We do not know, for example, what is the actual mental impression (color-wise or otherwise) in the mind of another human viewing the same scene as we do. And we cannot directly measure the color sensation. And thus we cannot quantify (describe in numbers) the color sensation evoked by a certain kind of light. The best we can do is speak in terms of vague, qualitative properties.
"Yep, that looks like a green light to me." "Yeah, but not as deep a green as that other light over there."
Color scientists determined that the property of a certain beam of light that controls the color sensation it creates in the human visual system is its power spectral density function (PSD). We can think of that as a curve showing how the overall power in the beam is distributed over the range of visible wavelengths. (This is sometimes spoken of as the spectrum of the light beam.)

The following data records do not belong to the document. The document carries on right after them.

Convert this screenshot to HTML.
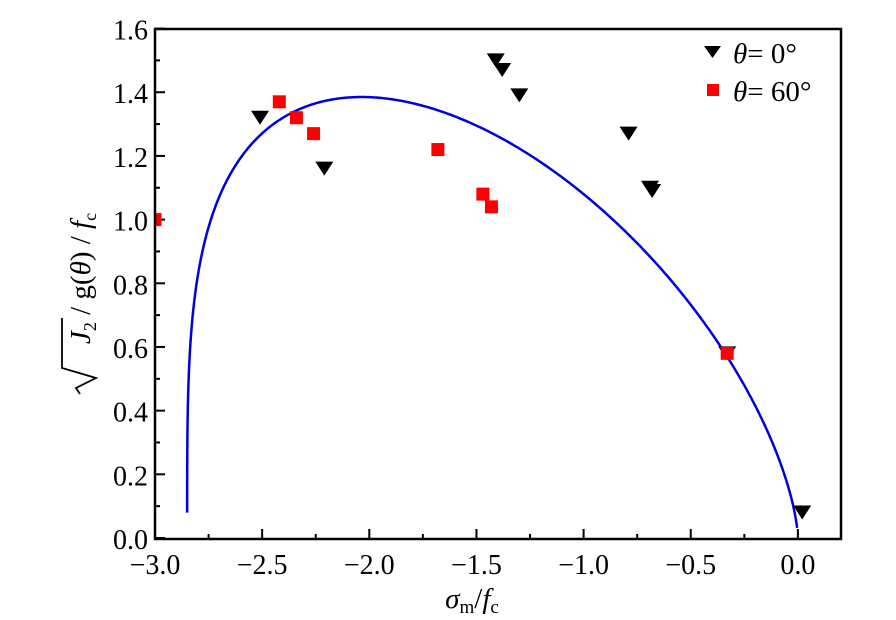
<!DOCTYPE html>
<html><head><meta charset="utf-8"><style>
html,body{margin:0;padding:0;background:#fff;}
svg{display:block;font-family:"Liberation Serif",serif;}
</style></head><body>
<svg id="s" width="896" height="620" viewBox="0 0 896 620" xmlns="http://www.w3.org/2000/svg">
<defs><clipPath id="c"><rect x="155" y="29" width="686" height="510"/></clipPath></defs>
<g id="ticks" stroke="#000" stroke-width="2"></g>
<path id="curve" d="" fill="none" stroke="#0000dd" stroke-width="2.5" clip-path="url(#c)"/>
<g id="pts" clip-path="url(#c)"></g>
<rect x="155" y="29" width="686" height="510" fill="none" stroke="#000" stroke-width="2.5"/>
<g id="labels" font-size="28" fill="#000"></g>
<text x="472" y="608" font-size="29" text-anchor="middle"><tspan font-style="italic">σ</tspan><tspan font-size="19" dy="5">m</tspan><tspan dy="-5">/</tspan><tspan font-style="italic">f</tspan><tspan font-size="19" dy="5">c</tspan></text>
<g transform="translate(82,280) rotate(-90)">
<text x="-64" y="8" font-size="29"><tspan font-style="italic">J</tspan><tspan font-size="18" dy="6">2</tspan><tspan dy="-6"> / g(</tspan><tspan font-style="italic">θ</tspan><tspan>) / </tspan><tspan font-style="italic">f</tspan><tspan font-size="18" dy="6">c</tspan></text>
<path d="M-114,-2 L-108,-6 L-98,14 L-88,-20 L-38,-20" fill="none" stroke="#000" stroke-width="1.8"/>
</g>
<path d="M704,46 L721,46 L712.5,58 Z" fill="#000"/>
<rect x="707" y="84" width="12" height="12" fill="#f00"/>
<text x="733" y="63" font-size="29"><tspan font-style="italic">θ</tspan>= 0°</text>
<text x="733" y="101" font-size="29"><tspan font-style="italic">θ</tspan>= 60°</text>
</svg>
<script>
var NS="http://www.w3.org/2000/svg";
function X(x){return 155+(x+3)*214.3;}
function Y(y){return 538-y*318.4;}
var tk=document.getElementById("ticks"),lb=document.getElementById("labels");
function line(x1,y1,x2,y2){var l=document.createElementNS(NS,"line");l.setAttribute("x1",x1);l.setAttribute("y1",y1);l.setAttribute("x2",x2);l.setAttribute("y2",y2);tk.appendChild(l);}
function txt(x,y,s,a){var t=document.createElementNS(NS,"text");t.setAttribute("x",x);t.setAttribute("y",y);t.setAttribute("text-anchor",a);t.textContent=s;lb.appendChild(t);}
for(var i=0;i<=12;i++){var x=-3+i*0.25,px=X(x);var maj=i%2==0;line(px,539,px,539-(maj?10:5));
 if(maj){txt(px,574,(x<0?"\u2212":"")+Math.abs(x).toFixed(1),"middle");}}
for(var i=0;i<=16;i++){var y=i*0.1,py=Y(y);var maj=i%2==0;line(155,py,155+(maj?10:5),py);
 if(maj)txt(148,py+11,y.toFixed(1),"end");}
var p=0.26,q=0.65,L=2.85;
var pk=0;for(var t=0.005;t<L;t+=0.005){var v=Math.pow(t,p)*Math.pow(L-t,q);if(v>pk)pk=v;}var C=1.385/pk;
var d="";var N=600;
for(var i=0;i<=N;i++){var u=i/N;var t=L*(u*u*(3-2*u));t=Math.max(6e-6,Math.min(L-0.0037,t));
 var y=C*Math.pow(t,p)*Math.pow(L-t,q);var x=t-L;d+=(i?"L":"M")+X(x).toFixed(2)+","+Y(y).toFixed(2);}
document.getElementById("curve").setAttribute("d",d);
var g=document.getElementById("pts");
var tri=[[-2.51,1.32],[-2.21,1.16],[-1.41,1.50],[-1.38,1.47],[-1.30,1.39],[-0.79,1.27],[-0.69,1.10],[-0.68,1.09],[-0.33,0.58],[0.02,0.08]];
var sq=[[-3.0,1.0],[-2.42,1.37],[-2.34,1.32],[-2.26,1.27],[-1.68,1.22],[-1.47,1.08],[-1.43,1.04],[-0.33,0.58]];
tri.forEach(function(a){var cx=X(a[0]),cy=Y(a[1]);var e=document.createElementNS(NS,"path");
 e.setAttribute("d","M"+(cx-9)+","+(cy-7)+"L"+(cx+9)+","+(cy-7)+"L"+cx+","+(cy+7)+"Z");e.setAttribute("fill","#000");g.appendChild(e);});
sq.forEach(function(a){var cx=X(a[0]),cy=Y(a[1]);var e=document.createElementNS(NS,"rect");
 e.setAttribute("x",cx-6.5);e.setAttribute("y",cy-6.5);e.setAttribute("width",13);e.setAttribute("height",13);e.setAttribute("fill","#f00");g.appendChild(e);});
</script>
</body></html>
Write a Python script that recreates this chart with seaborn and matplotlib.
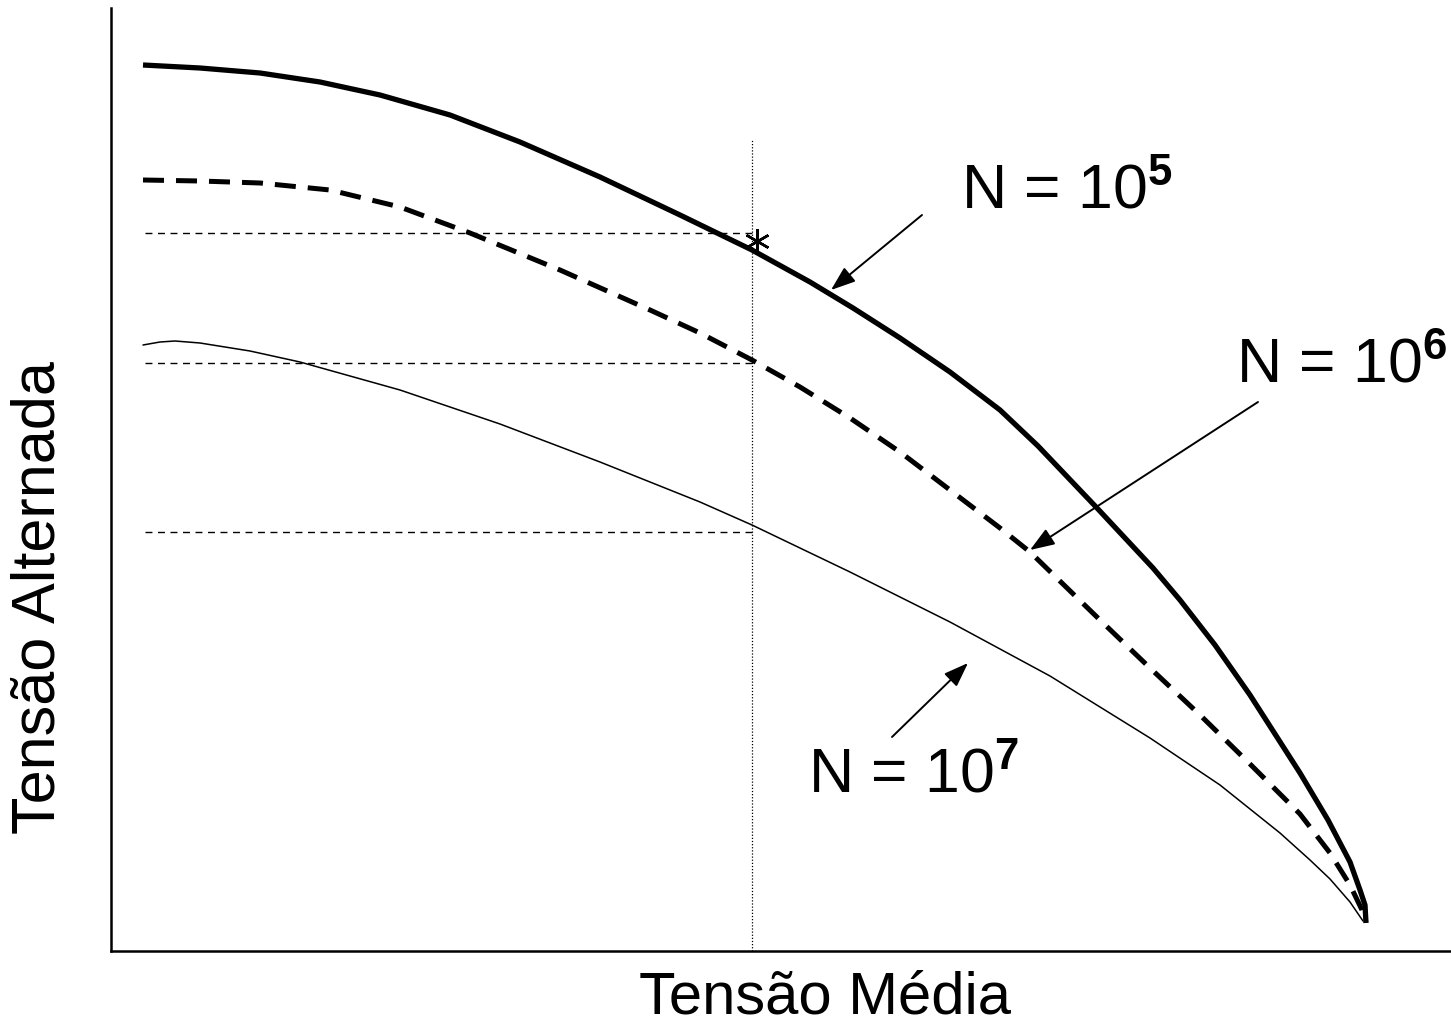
import numpy as np
import pandas as pd
import matplotlib
matplotlib.use("Agg")
import matplotlib.pyplot as plt
import seaborn as sns

# Curves of constant life (mean stress vs. alternating stress, arbitrary units)
n5_mean = [32, 89, 149, 209, 269, 339, 409, 489, 569, 641, 699, 742, 789, 839, 889, 927,
           986, 1042, 1069, 1104, 1139, 1189, 1217, 1239, 1249, 1254, 1255]
n5_alt = [886, 883, 878, 869, 856, 836, 809, 774, 736, 701, 669, 643, 613, 579, 541, 505,
          443, 383, 351, 306, 256, 178, 131, 89, 61, 46, 28]

n6_mean = [32, 89, 149, 219, 289, 359, 449, 539, 589, 641, 689, 739, 789, 839, 889, 919,
           989, 1039, 1089, 1139, 1189, 1219, 1239, 1251, 1255]
n6_alt = [771, 770, 768, 761, 744, 718, 681, 641, 618, 591, 564, 533, 499, 461, 423, 399,
          331, 283, 236, 187, 137, 98, 66, 41, 29]

n7_mean = [32, 49, 64, 89, 139, 189, 289, 389, 489, 589, 641, 739, 839, 939, 1039, 1109,
           1169, 1199, 1219, 1239, 1252]
n7_alt = [606, 609, 610, 608, 600, 589, 561, 527, 489, 449, 426, 379, 329, 275, 213, 166,
          118, 91, 72, 49, 30]

# Reference construction lines
ref_mean = 641
ref_levels = [718, 588, 419]
ref_start = 34
ref_top = 811
star_point = (646, 710)

# Labels and their arrows (arrow ends in data units, text anchors in figure pixels)
labels = ["N = 10", "N = 10", "N = 10"]
exponents = ["5", "6", "7"]
text_px = [(961, 209), (1236, 382), (808, 793)]
arrow_start = [(811, 736), (1147, 549), (781, 214)]
arrow_tip = [(720, 661), (919, 401), (857, 288)]

W, H = 1451, 1024
sns.set_style("white")
plt.rcParams["font.family"] = ["Liberation Sans", "DejaVu Sans"]
plt.rcParams["text.color"] = "black"
plt.rcParams["mathtext.fontset"] = "custom"
plt.rcParams["mathtext.rm"] = "Liberation Sans"
plt.rcParams["mathtext.bf"] = "Liberation Sans:bold"

fig = plt.figure(figsize=(W / 100, H / 100), dpi=100)
ax = fig.add_axes([111 / W, 73 / H, 1340 / W, 943 / H])

df = pd.concat([
    pd.DataFrame({"mean": n5_mean, "alt": n5_alt, "N": "1e5"}),
    pd.DataFrame({"mean": n6_mean, "alt": n6_alt, "N": "1e6"}),
    pd.DataFrame({"mean": n7_mean, "alt": n7_alt, "N": "1e7"}),
])

sns.lineplot(data=df[df.N == "1e5"], x="mean", y="alt", sort=False, ax=ax,
             color="black", lw=3.8, solid_joinstyle="round", solid_capstyle="butt")
sns.lineplot(data=df[df.N == "1e6"], x="mean", y="alt", sort=False, ax=ax,
             color="black", lw=3.6)
ax.lines[-1].set_dashes([4.2, 2.4])
sns.lineplot(data=df[df.N == "1e7"], x="mean", y="alt", sort=False, ax=ax,
             color="black", lw=1.1, solid_joinstyle="round")

for lvl in ref_levels:
    ax.plot([ref_start, ref_mean], [lvl, lvl], color="black", lw=1.0,
            dashes=(5, 4))
ax.plot([ref_mean, ref_mean], [0, ref_top], color="black", lw=0.9,
        dashes=(1, 1.5))
ax.plot(*star_point, marker=(6, 2, 0), markersize=18, mew=1.8, color="black")

for s, t in zip(arrow_start, arrow_tip):
    ax.annotate("", xy=t, xytext=s,
                arrowprops=dict(arrowstyle="-|>,head_length=1.5,head_width=0.55",
                                color="black", lw=1.4, shrinkA=0, shrinkB=0))

for lab, ex, (px, py) in zip(labels, exponents, text_px):
    fig.text(px / W, 1 - py / H, lab + r"$^{\mathbf{" + ex + "}}$",
             fontsize=45, ha="left", va="baseline", color="black")

ax.set_xlim(0, 1340)
ax.set_ylim(0, 943)
ax.set_xticks([])
ax.set_yticks([])
ax.set_xlabel("")
ax.set_ylabel("")
sns.despine(ax=ax)
for sp in ["left", "bottom"]:
    ax.spines[sp].set_linewidth(1.8)
    ax.spines[sp].set_color("black")

fig.text(825 / W, 1 - 1013 / H, "Tensão Média", fontsize=43,
         ha="center", va="baseline", color="black")
fig.text(55 / W, 1 - 598 / H, "Tensão Alternada", fontsize=44,
         rotation=90, ha="center", va="baseline", rotation_mode="anchor",
         color="black")

fig.savefig("out.png", dpi=100)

Here we see the plot of an illustrative PSD (it happens to be the one prescribed for a CIE standard illuminant, D65):

Since we cannot directly measure, and thus describe quantitatively, a certain human color sensation , we resort to describing a certain human color sensation in terms of properties of a beam of light (having a certain PSD) that will evoke that response. (I say "a" beam of light since it turns out that there are an infinity of light PSD's that will evoke the same color sensation in a human.)

As a consequence, we say that such a beam of light has a certain color, by which we of course mean that it is expected to evoke a certain color sensation in the human visual system.

Thus, "color" as a "thing" indeed refers to a sensation in a human observer, but the scientifically quantifiable property color pertains to light.